Three New York City museums have just unveiled a massive undertaking: one huge exhibit surveying the art of the Caribbean and its diaspora from the dawn of the Haitian Revolution in 1791 to the present day.
The Caribbean region includes over two dozen countries where English, Spanish, Dutch, and French, plus a host of regional languages and dialects are spoken The scale and scope of the exhibit reflects this diversity. Some 500 paintings, sculptures, drawings, photographs, and multimedia projects by over 350 artists pack the walls and floors of all three venues.
At El Museo, the famous portrait of Alexander Hamilton by John Trumbull, the one that served as the basis of Hamilton’s image on the ten-dollar bill, hangs one room away from a swirling abstract oil painting by Aruban artist Toton Quandt (pictured below) which is next to a video of an installation in the Caribbean.
“Embracing it all was a huge challenge,” said Tom Finkelpearl, the Executive Director of the Queens Museum of Art.
The eclectic nature of the exhibition reflects the nature of where these works come from.
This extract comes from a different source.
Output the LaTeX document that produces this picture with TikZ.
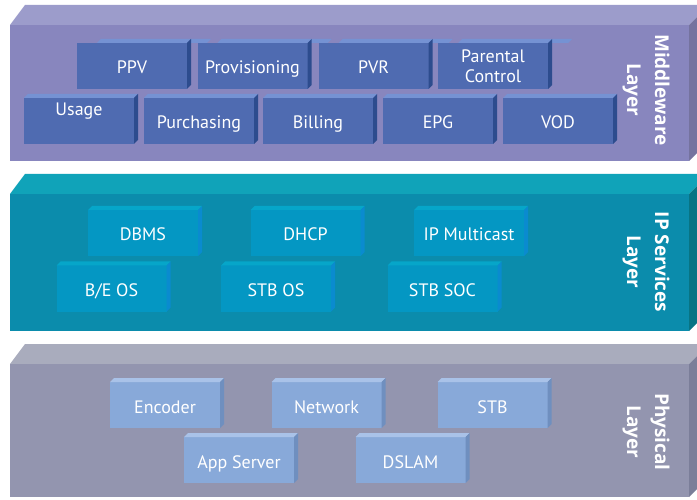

For Elvis Fuentes, the curator of special projects at El Museo and a native of Cuba, making people aware of that diversity is one of this exhibit’s central goals.
“I think it is important that we look to the Caribbean in a more complex way, not just you know ‘palm trees and rum and coconuts,’ things like that,” he said. “So many of the political, economic and historical events throughout Europe, the Americas, even Asia, somehow impacted the region.”
Sprinkled throughout the exhibit are works by Caribbean artists from the United States, with names ranging from Winslow Homer to Jean-Michel Basquiat. One of the inspirations for the exhibit was a collective realization by all three museums of just how many Caribbeans live in New York City, and what a large part they played in cultural events like the Harlem Renaissance and the Civil Rights Movement.
According to Census figures, there are over a million immigrants from Hispanic and non-Hispanic Caribbean countries living in New York City. Fuentes says many other New Yorkers have economic, historic, or touristic connections to the region.
“A third of the population of New York has, somehow, a link to the Caribbean,” Fuentes said. “We wanted to highlight that.”
To help sort the immense amount of material, the exhibit is split into six themes, with each museum hosting two of them.
El Museo hosts the themes “Counterpoints” and “Patriot Acts,” which deal with economics and the cultural identity, respectively. At the Queens Museum of Art, “Fluid Motions” explores water and its impact on the region and “Kingdoms of This World” takes on the many subdivisions of race and religion in the Caribbean. The Studio Museum hosts “Shades of History,” an examination of race, and “Land of the Outlaw” deals with the Caribbean’s reputation as a haven for illicit activity.
“We didn’t want to have, you know, all the historical things, then the more modern and contemporary things, like that,” said Fuentes. “So, we really decided to focus on themes that somehow were also responsive to the mission of each institution.”
Seeing so many disparate pieces of art, coming from so many different styles and aesthetics, can be jarring. But for Fuentes, the assembly of many disparate elements is the whole point. He told Fi2W that the Caribbean is an example of the triumph of multiculturalism. With the wave of anti-immigrant fervor running through the United States and much of Europe, he hopes the exhibit will remind New Yorkers that Caribbeans and Americans share a common endeavor, the quest to form a diverse yet cohesive society from disparate elements.
“We are all on this side of the world. We are trying a new world, because obviously what was done there, it was not totally successful, and we are trying to do things better,” Fuentes said.